Harvard School of Public Health researchers looked at nutrition studies over the last 40 years and found that a person can gain as much as 15 pounds per year from drinking an extra can of soda a day -- the equivalent of 10 teaspoons of table sugar each day. The report also noted that one-third of America's carbohydrate intake comes from added sweeteners, and half of that from beverages.
"We tried to look at the big picture rather than individual studies," said lead researcher Dr. Frank Hu, who added that recent public health efforts to limit the availability of sugary beverages were justified by the results.
In the United States, most soft drinks and similar beverages are sweetened with high-fructose corn syrup, which contains slightly more fructose than table sugar. According to some studies, pure fructose may not trigger the production of either insulin -- necessary for calorie processing -- or leptin, which is an important appetite regulator.
Recently, recommendations from both federal and international health experts have inspired top beverage distributors to stop providing non-diet sodas in certain schools and to restrict sales in areas where young children tend to purchase the drinks. However some studies suggest diet sodas' primary sweetener, aspartame, can cause seizures, brain tumors and even other health problems.
Industry groups argue that not all of the studies have concluded that beverages and obesity are linked. The American Beverage Association released a statement saying the Harvard study had left out studies that would discount the link altogether.
"Blaming one specific product or ingredient as the root cause of obesity defies common sense," said ABA senior science consultant Richard Adamson in the statement. "Instead, there are many contributing factors, including regular physical activity."
The Grocery Manufacturers of America (GMA) has opposed the regulation of soft drink sales in states such as Texas, Oregon and California. The official GMA position is that a balance of physical exercise and nutrition is the only way to effectively combat obesity.
Director of the obesity program at Children's Hospital in Boston and soda restrictions supporter Dr.
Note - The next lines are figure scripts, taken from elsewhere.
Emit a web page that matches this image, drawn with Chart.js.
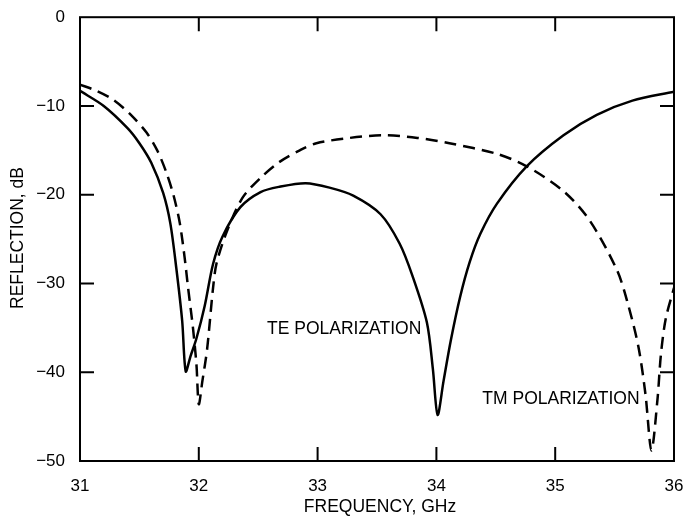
<!DOCTYPE html>
<html>
<head>
<meta charset="utf-8">
<script src="https://cdn.jsdelivr.net/npm/chart.js@4.4.0/dist/chart.umd.min.js"></script>
<style>
  html, body { margin: 0; padding: 0; background: #fff; }
  #wrap { width: 692px; height: 521px; position: relative; }
</style>
</head>
<body>
<div id="wrap"><canvas id="reflChart"></canvas></div>
<script>
// ---- data ----
const teFreq = [31.00, 31.20, 31.40, 31.50, 31.60, 31.70, 31.76, 31.81, 31.86, 31.89, 31.93, 31.98, 32.05, 32.12, 32.20, 32.35, 32.52, 32.68, 32.90, 33.10, 33.30, 33.53, 33.69, 33.80, 33.92, 33.97, 34.01, 34.06, 34.12, 34.20, 34.28, 34.37, 34.51, 34.76, 35.07, 35.35, 35.65, 36.00];
const teDb   = [-8.3, -10.0, -12.5, -14.2, -16.4, -19.8, -23.2, -28.2, -34.2, -39.9, -38.2, -36.2, -32.5, -27.8, -24.7, -21.4, -19.7, -19.1, -18.7, -19.2, -20.1, -22.2, -25.5, -29.2, -34.4, -39.6, -44.8, -41.0, -36.5, -31.5, -27.6, -24.4, -21.0, -16.8, -13.3, -11.0, -9.4, -8.4];

const tmFreq = [31.00, 31.14, 31.28, 31.42, 31.56, 31.65, 31.73, 31.79, 31.84, 31.88, 31.91, 31.95, 31.98, 32.00, 32.03, 32.07, 32.12, 32.15, 32.24, 32.37, 32.52, 32.68, 32.85, 32.99, 33.27, 33.55, 33.84, 34.11, 34.51, 34.76, 35.07, 35.29, 35.52, 35.61, 35.70, 35.76, 35.81, 35.86, 35.89, 35.93, 36.00];
const tmDb   = [-7.6, -8.3, -9.3, -10.9, -13.0, -15.0, -17.6, -20.2, -23.2, -27.0, -30.5, -34.9, -39.1, -43.6, -41.0, -37.4, -30.5, -27.7, -24.0, -20.3, -18.1, -16.3, -15.0, -14.2, -13.6, -13.3, -13.6, -14.2, -15.4, -16.8, -19.6, -22.9, -28.5, -32.2, -37.1, -42.5, -48.8, -43.2, -38.0, -34.0, -30.5];

const xTicks = [31, 32, 33, 34, 35, 36];
const yTicks = [0, -10, -20, -30, -40, -50];

const FONT = "'Liberation Sans', Arial, Helvetica, sans-serif";

const toPoints = (xs, ys) => xs.map((x, i) => ({ x: x, y: ys[i] }));

// box, inward ticks, axis titles and curve labels
const framePlugin = {
  id: 'frame',
  afterDraw(chart) {
    const { ctx, chartArea: a, scales: { x, y } } = chart;
    const tl = 14;
    ctx.save();
    ctx.strokeStyle = '#000';
    ctx.lineWidth = 2;
    ctx.strokeRect(a.left, a.top, a.right - a.left, a.bottom - a.top);

    ctx.beginPath();
    xTicks.slice(1, -1).forEach(v => {
      const px = x.getPixelForValue(v);
      ctx.moveTo(px, a.bottom); ctx.lineTo(px, a.bottom - tl);
      ctx.moveTo(px, a.top); ctx.lineTo(px, a.top + tl);
    });
    yTicks.slice(1, -1).forEach(v => {
      const py = y.getPixelForValue(v);
      ctx.moveTo(a.left, py); ctx.lineTo(a.left + tl, py);
      ctx.moveTo(a.right, py); ctx.lineTo(a.right - tl, py);
    });
    ctx.stroke();

    ctx.fillStyle = '#000';
    ctx.font = '17.5px ' + FONT;
    ctx.textBaseline = 'middle';

    ctx.textAlign = 'center';
    ctx.fillText('FREQUENCY, GHz', 380, 507);

    ctx.save();
    ctx.translate(18, 238);
    ctx.rotate(-Math.PI / 2);
    ctx.fillText('REFLECTION, dB', 0, 0);
    ctx.restore();

    ctx.textAlign = 'left';
    ctx.fillText('TE POLARIZATION', x.getPixelForValue(32.574), y.getPixelForValue(-35.1));
    ctx.textAlign = 'right';
    ctx.fillText('TM POLARIZATION', x.getPixelForValue(35.71), y.getPixelForValue(-43.0));
    ctx.restore();
  }
};

new Chart(document.getElementById('reflChart'), {
  type: 'scatter',
  data: {
    datasets: [
      {
        label: 'TE POLARIZATION',
        data: toPoints(teFreq, teDb),
        showLine: true,
        borderColor: '#000',
        borderWidth: 2.5,
        pointRadius: 0,
        tension: 0.3
      },
      {
        label: 'TM POLARIZATION',
        data: toPoints(tmFreq, tmDb),
        showLine: true,
        borderColor: '#000',
        borderWidth: 2.5,
        borderDash: [12, 7],
        pointRadius: 0,
        tension: 0.3
      }
    ]
  },
  options: {
    responsive: true,
    maintainAspectRatio: false,
    animation: false,
    layout: { padding: { top: 10, right: 18, left: 0, bottom: 0 } },
    plugins: { legend: { display: false }, tooltip: { enabled: false } },
    scales: {
      x: {
        type: 'linear',
        min: 31, max: 36,
        afterFit: s => { s.height = 60; },
        afterBuildTicks: s => { s.ticks = xTicks.map(v => ({ value: v })); },
        grid: { display: false },
        border: { display: false },
        ticks: { color: '#000', padding: 7, font: { family: FONT, size: 17 } }
      },
      y: {
        type: 'linear',
        min: -50, max: 0,
        afterFit: s => { s.width = 80; },
        afterBuildTicks: s => { s.ticks = yTicks.map(v => ({ value: v })); },
        grid: { display: false },
        border: { display: false },
        ticks: {
          color: '#000', padding: 7, font: { family: FONT, size: 17 },
          callback: v => String(v).replace('-', '\u2212')
        }
      }
    }
  },
  plugins: [framePlugin]
});
</script>
</body>
</html>
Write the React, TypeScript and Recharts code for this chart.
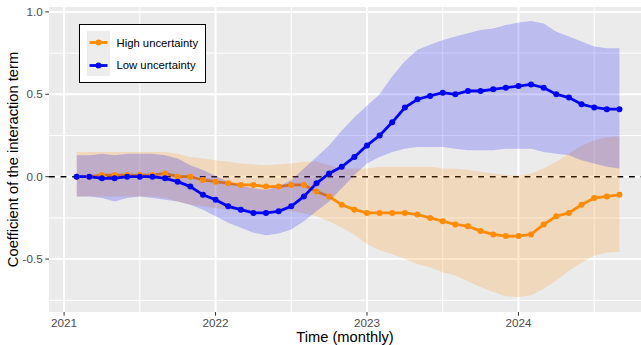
import React from 'react';
import {
  ComposedChart,
  Area,
  Line,
  XAxis,
  YAxis,
  CartesianGrid,
  ReferenceLine,
  Legend,
} from 'recharts';

const FONT = '"Liberation Sans", Arial, Helvetica, sans-serif';

// monthly observations, Feb 2021 .. Sep 2024
const months = [
  '2021-02', '2021-03', '2021-04', '2021-05', '2021-06', '2021-07', '2021-08', '2021-09', '2021-10', '2021-11', '2021-12',
  '2022-01', '2022-02', '2022-03', '2022-04', '2022-05', '2022-06', '2022-07', '2022-08', '2022-09', '2022-10', '2022-11', '2022-12',
  '2023-01', '2023-02', '2023-03', '2023-04', '2023-05', '2023-06', '2023-07', '2023-08', '2023-09', '2023-10', '2023-11', '2023-12',
  '2024-01', '2024-02', '2024-03', '2024-04', '2024-05', '2024-06', '2024-07', '2024-08', '2024-09',
];

// High uncertainty: estimate and confidence band
const highCoef = [
  0.00, 0.00, 0.01, 0.01, 0.01, 0.01, 0.01, 0.02, 0.00, 0.00,
  -0.02, -0.03, -0.04, -0.05, -0.05, -0.06, -0.06, -0.05, -0.05, -0.09,
  -0.12, -0.17, -0.20, -0.22, -0.22, -0.22, -0.22, -0.23, -0.25, -0.27,
  -0.29, -0.30, -0.33, -0.35, -0.36, -0.36, -0.35, -0.29, -0.24, -0.22,
  -0.17, -0.13, -0.12, -0.11,
];
const highLower = [
  -0.12, -0.12, -0.12, -0.12, -0.12, -0.12, -0.12, -0.13, -0.15, -0.17,
  -0.18, -0.19, -0.20, -0.20, -0.21, -0.21, -0.21, -0.21, -0.22, -0.24,
  -0.27, -0.31, -0.35, -0.41, -0.445, -0.47, -0.50, -0.53, -0.55, -0.58,
  -0.60, -0.635, -0.67, -0.70, -0.725, -0.73, -0.72, -0.68, -0.63, -0.57,
  -0.52, -0.48, -0.46, -0.455,
];
const highUpper = [
  0.15, 0.15, 0.15, 0.15, 0.15, 0.15, 0.15, 0.15, 0.14, 0.12,
  0.11, 0.10, 0.09, 0.08, 0.075, 0.07, 0.075, 0.08, 0.09, 0.09,
  0.07, 0.05, 0.05, 0.05, 0.06, 0.06, 0.06, 0.06, 0.06, 0.05,
  0.05, 0.04, 0.03, 0.02, 0.01, 0.005, 0.02, 0.05, 0.09, 0.14,
  0.19, 0.22, 0.24, 0.245,
];

// Low uncertainty: estimate and confidence band
const lowCoef = [
  0.00, 0.00, -0.01, -0.01, 0.00, 0.00, 0.00, -0.01, -0.03, -0.06,
  -0.11, -0.14, -0.18, -0.20, -0.22, -0.22, -0.21, -0.18, -0.12, -0.04,
  0.02, 0.06, 0.12, 0.19, 0.25, 0.33, 0.42, 0.47, 0.49, 0.51,
  0.50, 0.52, 0.52, 0.53, 0.54, 0.55, 0.56, 0.54, 0.50, 0.48,
  0.44, 0.42, 0.41, 0.41,
];
const lowLower = [
  -0.12, -0.12, -0.13, -0.15, -0.13, -0.12, -0.13, -0.14, -0.15, -0.17,
  -0.20, -0.24, -0.28, -0.31, -0.34, -0.355, -0.345, -0.32, -0.27, -0.21,
  -0.15, -0.07, 0.01, 0.08, 0.12, 0.15, 0.17, 0.18, 0.18, 0.18,
  0.17, 0.16, 0.16, 0.16, 0.17, 0.17, 0.17, 0.15, 0.14, 0.13,
  0.10, 0.08, 0.06, 0.05,
];
const lowUpper = [
  0.13, 0.13, 0.14, 0.13, 0.14, 0.14, 0.14, 0.13, 0.11, 0.07,
  0.04, 0.005, -0.03, -0.055, -0.07, -0.08, -0.06, -0.02, 0.05, 0.12,
  0.19, 0.28, 0.36, 0.43, 0.50, 0.61, 0.70, 0.77, 0.80, 0.83,
  0.85, 0.87, 0.89, 0.90, 0.92, 0.935, 0.945, 0.93, 0.88, 0.85,
  0.82, 0.79, 0.78, 0.78,
];

const yearTicks = [0, 12, 24, 36];
const yearLabels = ['2021', '2022', '2023', '2024'];
const midYears = [6, 18, 30, 42];
const yTicks = [-0.5, 0, 0.5, 1.0];
const yMinor = [-0.75, -0.25, 0.25, 0.75];

const legendItems = [
  { name: 'High uncertainty', color: '#FF8C00' },
  { name: 'Low uncertainty', color: '#0000FF' },
];

const monthIndex = (m: string) => {
  const [y, mo] = m.split('-').map(Number);
  return (y - 2021) * 12 + (mo - 1);
};

const data = months.map((m, i) => ({
  t: monthIndex(m),
  high: highCoef[i],
  low: lowCoef[i],
  highBand: [highLower[i], highUpper[i]],
  lowBand: [lowLower[i], lowUpper[i]],
}));

const LegendBox = () => (
  <div
    style={{
      position: 'relative',
      width: 127,
      height: 59,
      boxSizing: 'border-box',
      border: '1px solid #000',
      background: '#fff',
      fontFamily: FONT,
    }}
  >
    <div style={{ position: 'absolute', left: 7, top: 6, width: 23, height: 45, background: '#EDEDED' }} />
    {legendItems.map((item, i) => (
      <div key={item.name} style={{ position: 'absolute', left: 7, top: 6 + i * 22.7, height: 23, display: 'flex', alignItems: 'center' }}>
        <svg width={23} height={23} style={{ display: 'block' }}>
          <line x1={2.5} x2={20.5} y1={11.5} y2={11.5} stroke={item.color} strokeWidth={2.8} />
          <circle cx={11.5} cy={11.5} r={3} fill={item.color} />
        </svg>
        <span style={{ marginLeft: 6.5, fontSize: 11.3, color: '#000', whiteSpace: 'nowrap' }}>{item.name}</span>
      </div>
    ))}
  </div>
);

export default function App() {
  return (
    <div style={{ position: 'absolute', left: 0, top: 0, width: 641, height: 345, background: '#fff' }}>
      <ComposedChart width={641} height={345} data={data} margin={{ top: 7, right: 0, bottom: 0, left: 0 }}>
        <CartesianGrid horizontal={false} vertical={false} fill="#EBEBEB" stroke="none" />
        {midYears.map(x => (
          <ReferenceLine key={`vx${x}`} x={x} stroke="#fff" strokeWidth={1} zIndex={-50} />
        ))}
        {yMinor.map(y => (
          <ReferenceLine key={`hy${y}`} y={y} stroke="#fff" strokeWidth={1} zIndex={-50} />
        ))}
        {yearTicks.map(x => (
          <ReferenceLine key={`vX${x}`} x={x} stroke="#fff" strokeWidth={2} zIndex={-40} />
        ))}
        {yTicks.map(y => (
          <ReferenceLine key={`hY${y}`} y={y} stroke="#fff" strokeWidth={2} zIndex={-40} />
        ))}
        <ReferenceLine y={0} stroke="#000" strokeWidth={1.4} strokeDasharray="5.8 5.8" zIndex={50} />

        <XAxis
          dataKey="t"
          type="number"
          domain={[-1.196, 45.71]}
          allowDataOverflow
          ticks={yearTicks}
          tickFormatter={(v: number) => yearLabels[yearTicks.indexOf(v)]}
          height={33}
          axisLine={false}
          tickLine={{ stroke: '#333333' }}
          tickSize={3.7}
          tickMargin={3}
          tick={{ fill: '#4D4D4D', fontSize: 11.7, fontFamily: FONT }}
          label={{ value: 'Time (monthly)', position: 'insideBottom', offset: 3.5, fill: '#000', fontSize: 14.7, fontFamily: FONT }}
        />
        <YAxis
          type="number"
          domain={[-0.821, 1.0297]}
          allowDataOverflow
          ticks={yTicks}
          tickFormatter={(v: number) => v.toFixed(1)}
          width={49}
          axisLine={false}
          tickLine={{ stroke: '#333333' }}
          tickSize={3.7}
          tickMargin={2.6}
          tick={{ fill: '#4D4D4D', fontSize: 11.7, fontFamily: FONT }}
          label={{
            value: 'Coefficient of the interaction term',
            angle: -90,
            position: 'insideLeft',
            offset: 13,
            fill: '#000',
            fontSize: 14.7,
            fontFamily: FONT,
            style: { textAnchor: 'middle' },
          }}
        />

        <Area
          dataKey="highBand"
          type="linear"
          fill="#FF8C00"
          fillOpacity={0.2}
          stroke="none"
          isAnimationActive={false}
          zIndex={100}
        />
        <Line
          dataKey="high"
          type="linear"
          stroke="#FF8C00"
          strokeWidth={2.8}
          dot={{ r: 3, fill: '#FF8C00', stroke: 'none' }}
          activeDot={false}
          isAnimationActive={false}
          zIndex={110}
        />
        <Area
          dataKey="lowBand"
          type="linear"
          fill="#0000FF"
          fillOpacity={0.2}
          stroke="none"
          isAnimationActive={false}
          zIndex={120}
        />
        <Line
          dataKey="low"
          type="linear"
          stroke="#0000FF"
          strokeWidth={2.8}
          dot={{ r: 3, fill: '#0000FF', stroke: 'none' }}
          activeDot={false}
          isAnimationActive={false}
          zIndex={130}
        />
        <Legend
          layout="horizontal"
          align="center"
          verticalAlign="middle"
          wrapperStyle={{ left: 79, top: 24, width: 127, height: 59 }}
          content={() => <LegendBox />}
        />
      </ComposedChart>
    </div>
  );
}
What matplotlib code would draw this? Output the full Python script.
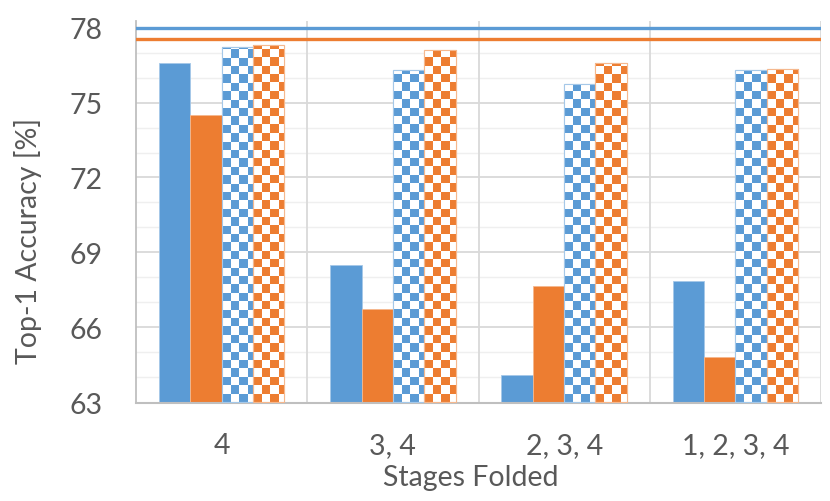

David Ludwig disagrees, saying that studying the link between beverage drinking and obesity is akin to "documenting the force of gravity."
"There's an overwhelmingly strong case to be made for a causal relationship," he said.
"The soft drink industry will always discount the link between their products and obesity," added Mike Adams, a consumer health advocate. "It's in their interests to make people second guess the enormous amount of scientific evidence demonstrating that sugary beverages do, indeed, contribute strongly to both obesity and diabetes."